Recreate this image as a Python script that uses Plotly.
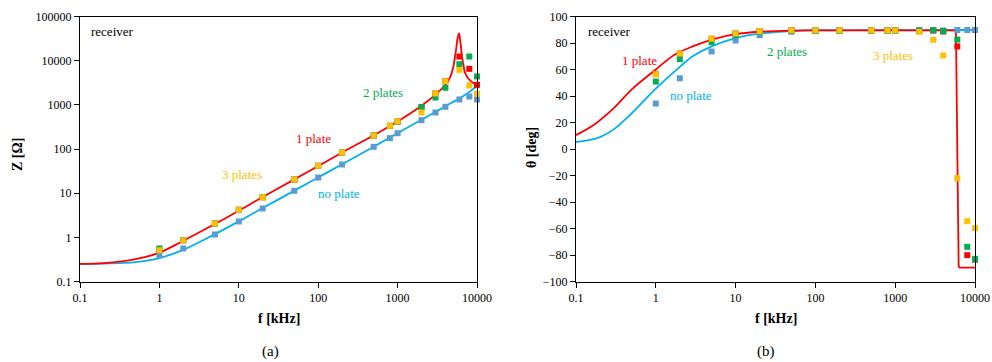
import plotly.graph_objects as go

# ---------------- data ----------------
freq_pts = [1, 2, 5, 10, 20, 50, 100, 200, 500, 800, 1000, 2000, 3000, 4000, 6000, 8000, 10000]

z_noplate = [0.40, 0.56, 1.16, 2.29, 4.5, 11.3, 22.6, 44.6, 112, 176, 228, 450, 671, 902, 1321, 1545, 1321]
z_1plate = [0.52, 0.86, 2.06, 4.2, 8.1, 20.4, 41.6, 83, 202, 335, 420, 885, 1806, 3434, 12420, 6530, 2840]
z_2plates = [0.56, 0.86, 2.06, 4.2, 8.1, 20.4, 41.6, 83, 202, 335, 410, 885, 1466, 2430, 8330, 12420, 4380]
z_3plates = [0.51, 0.86, 2.06, 4.2, 8.1, 20.4, 41.6, 83, 202, 335, 420, 671, 1806, 3434, 6200, 2740, 1776]

th_noplate = [34.3, 53.4, 73.6, 81.9, 85.9, 88.5, 89.0, 89.3, 89.5, 89.5, 89.5, 89.5, 89.5, 89.5, 89.8, 89.8, 89.8]
th_1plate = [56.5, 72.1, 83.2, 87.2, 88.9, 89.5, 89.5, 89.5, 89.5, 89.5, 89.5, 89.3, 89.5, 88.7, 77.4, -80.1, -83.5]
th_2plates = [50.9, 67.8, 80.6, 86.0, 88.5, 89.3, 89.3, 89.3, 89.3, 89.3, 89.3, 89.5, 89.7, 88.9, 82.6, -73.8, -82.9]
th_3plates = [56.5, 72.1, 83.2, 87.2, 88.9, 89.5, 89.5, 89.5, 89.5, 89.5, 89.5, 88.4, 82.4, 70.6, -22.0, -54.5, -59.8]

# model curves: smooth part and sharp part separately
zline_1plate_f = [0.1, 0.2, 0.5, 1, 2, 5, 10, 20, 50, 100, 200, 500, 1000, 2000, 3000, 4000, 4500]
zline_1plate = [0.25, 0.26, 0.32, 0.45, 0.84, 2.0, 4.0, 8.2, 20.5, 41, 83, 205, 420, 950, 1700, 2850, 3900]
zpeak_1plate_f = [4500, 4800, 5100, 5300, 5500, 5650, 5800, 5900, 6000, 6150, 6300, 6450, 6700, 7000,
                  7500, 8000, 9000, 10000]
zpeak_1plate = [3900, 5200, 8000, 12000, 20000, 30000, 39000, 42000, 39000, 30000, 20000, 12500, 8000,
                5500, 4300, 3700, 3100, 2850]

zline_noplate_f = [0.1, 0.2, 0.5, 1, 2, 5, 10, 20, 50, 100, 200, 500, 1000, 2000, 3000, 4000, 6000,
                   8000, 10000]
zline_noplate = [0.25, 0.255, 0.275, 0.34, 0.52, 1.18, 2.3, 4.6, 11.4, 22.7, 45, 113, 228, 460, 690, 930,
                 1400, 1950, 2700]

thline_1plate_f = [0.1, 0.17, 0.3, 0.5, 1, 1.7, 3, 5.3, 10, 20, 50, 100, 1000, 5000, 5700]
thline_1plate = [10.5, 18.5, 31, 45, 60, 71, 77.8, 83, 86.7, 88.5, 89.4, 89.5, 89.5, 89.5, 89.3]
thdrop_1plate_f = [5700, 5780, 6000, 6240, 6400, 10000]
thdrop_1plate = [89.3, 87, 0, -88.5, -89.5, -89.5]

thline_noplate_f = [0.1, 0.15, 0.2, 0.3, 0.5, 1, 2, 3, 5, 10, 20, 50, 100, 1000, 10000]
thline_noplate = [5.2, 6.8, 9.0, 15, 27, 45.5, 62, 70.5, 77.5, 83.7, 87.0, 89.0, 89.5, 89.7, 89.8]

x_ticks = [0.1, 1, 10, 100, 1000, 10000]
x_ticktext = ["0.1", "1", "10", "100", "1000", "10000"]
z_ticks = [0.1, 1, 10, 100, 1000, 10000, 100000]
z_ticktext = ["0.1", "1", "10", "100", "1000", "10000", "100000"]
th_ticks = list(range(-100, 101, 20))

# ---------------- styling ----------------
RED = "#FF0000"
CYAN = "#00B0F0"
BLUE_PT = "#5B9BD5"
GREEN = "#00B050"
ORANGE = "#FFC000"
FONT = "Liberation Serif, Times New Roman, serif"
W, H = 992, 362

fig = go.Figure()

def add_line(xa, ya, fx, fy, col, shape):
    fig.add_trace(go.Scatter(x=fx, y=fy, mode="lines",
                             line=dict(color=col, width=1.8, shape=shape, smoothing=1.0),
                             xaxis=xa, yaxis=ya, showlegend=False, hoverinfo="skip"))

def add_pts(xa, ya, vals, col):
    fig.add_trace(go.Scatter(x=freq_pts, y=vals, mode="markers",
                             marker=dict(symbol="square", size=6, color=col, line=dict(width=0)),
                             xaxis=xa, yaxis=ya, showlegend=False, cliponaxis=False))

# panel (a)
add_line("x", "y", zline_noplate_f, zline_noplate, CYAN, "spline")
add_line("x", "y", zline_1plate_f, zline_1plate, RED, "spline")
add_line("x", "y", zpeak_1plate_f, zpeak_1plate, RED, "linear")
for vals, col in [(z_noplate, BLUE_PT), (z_1plate, RED), (z_2plates, GREEN), (z_3plates, ORANGE)]:
    add_pts("x", "y", vals, col)

# panel (b)
add_line("x2", "y2", thline_noplate_f, thline_noplate, CYAN, "spline")
add_line("x2", "y2", thline_1plate_f, thline_1plate, RED, "spline")
add_line("x2", "y2", thdrop_1plate_f, thdrop_1plate, RED, "linear")
for vals, col in [(th_noplate, BLUE_PT), (th_1plate, RED), (th_2plates, GREEN), (th_3plates, ORANGE)]:
    add_pts("x2", "y2", vals, col)

axis_common = dict(showgrid=False, zeroline=False, showline=True, linecolor="black", linewidth=1,
                   mirror=True, ticks="outside", ticklen=5, tickcolor="black", automargin=False,
                   tickfont=dict(family=FONT, size=12, color="black"))

ytop = 1 - 16.5 / H
ybot = 1 - 281.5 / H

fig.update_layout(
    width=W, height=H,
    margin=dict(l=0, r=0, t=0, b=0, pad=0, autoexpand=False),
    paper_bgcolor="white", plot_bgcolor="white",
    font=dict(family=FONT),
    xaxis=dict(type="log", range=[-1, 4], domain=[80 / W, 477 / W], anchor="y",
               tickvals=x_ticks, ticktext=x_ticktext, **axis_common),
    yaxis=dict(type="log", range=[-1, 5], domain=[ybot, ytop], anchor="x",
               tickvals=z_ticks, ticktext=z_ticktext, **axis_common),
    xaxis2=dict(type="log", range=[-1, 4], domain=[576 / W, 975 / W], anchor="y2",
                tickvals=x_ticks, ticktext=x_ticktext, **axis_common),
    yaxis2=dict(range=[-100, 100], domain=[ybot, ytop], anchor="x2",
                tickvals=th_ticks, **axis_common),
)

def txt(text, px, py, color="black", size=13, bold=False, angle=0):
    fig.add_annotation(text=("<b>%s</b>" % text) if bold else text,
                       x=px / W, y=1 - py / H, xref="paper", yref="paper",
                       showarrow=False, xanchor="center", yanchor="middle", textangle=angle,
                       font=dict(family=FONT, size=size, color=color))

# panel (a)
txt("receiver", 112, 31)
txt("2 plates", 383, 93, GREEN)
txt("1 plate", 313, 138, RED)
txt("3 plates", 242, 175, ORANGE)
txt("no plate", 339, 193, CYAN)
# panel (b)
txt("receiver", 609, 31)
txt("1 plate", 639, 60, RED)
txt("no plate", 691, 95, CYAN)
txt("2 plates", 787, 52, GREEN)
txt("3 plates", 893, 55, ORANGE)

# axis titles
txt("Z [Ω]", 17, 155, size=14, bold=True, angle=-90)
txt("θ [deg]", 531, 148, size=14, bold=True, angle=-90)
txt("f [kHz]", 279, 318, size=14, bold=True)
txt("f [kHz]", 776, 318, size=14, bold=True)
txt("(a)", 270, 351, size=15)
txt("(b)", 766, 351, size=15)

fig.write_html("out.html", config={"displayModeBar": False},
               post_script="document.body.style.margin='0';document.body.style.overflow='hidden';")
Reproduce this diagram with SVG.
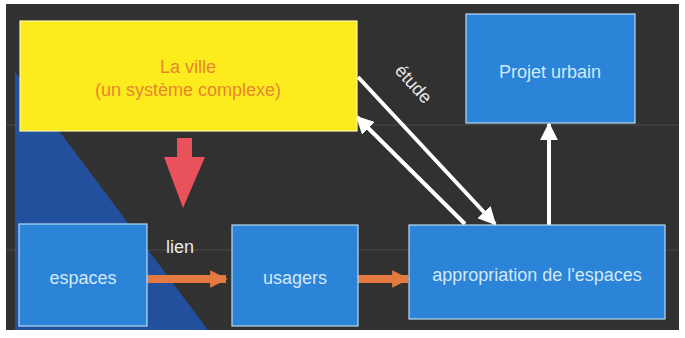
#####
Every line from the top of the entries through the line that holds "6200, 2740, 1776]" is to be quoted exactly, please, and nothing else; omit the pictures.

### ANSWER BELOW
Recreate this image as a Python script that uses Plotly.
import plotly.graph_objects as go

# ---------------- data ----------------
freq_pts = [1, 2, 5, 10, 20, 50, 100, 200, 500, 800, 1000, 2000, 3000, 4000, 6000, 8000, 10000]

z_noplate = [0.40, 0.56, 1.16, 2.29, 4.5, 11.3, 22.6, 44.6, 112, 176, 228, 450, 671, 902, 1321, 1545, 1321]
z_1plate = [0.52, 0.86, 2.06, 4.2, 8.1, 20.4, 41.6, 83, 202, 335, 420, 885, 1806, 3434, 12420, 6530, 2840]
z_2plates = [0.56, 0.86, 2.06, 4.2, 8.1, 20.4, 41.6, 83, 202, 335, 410, 885, 1466, 2430, 8330, 12420, 4380]
z_3plates = [0.51, 0.86, 2.06, 4.2, 8.1, 20.4, 41.6, 83, 202, 335, 420, 671, 1806, 3434, 6200, 2740, 1776]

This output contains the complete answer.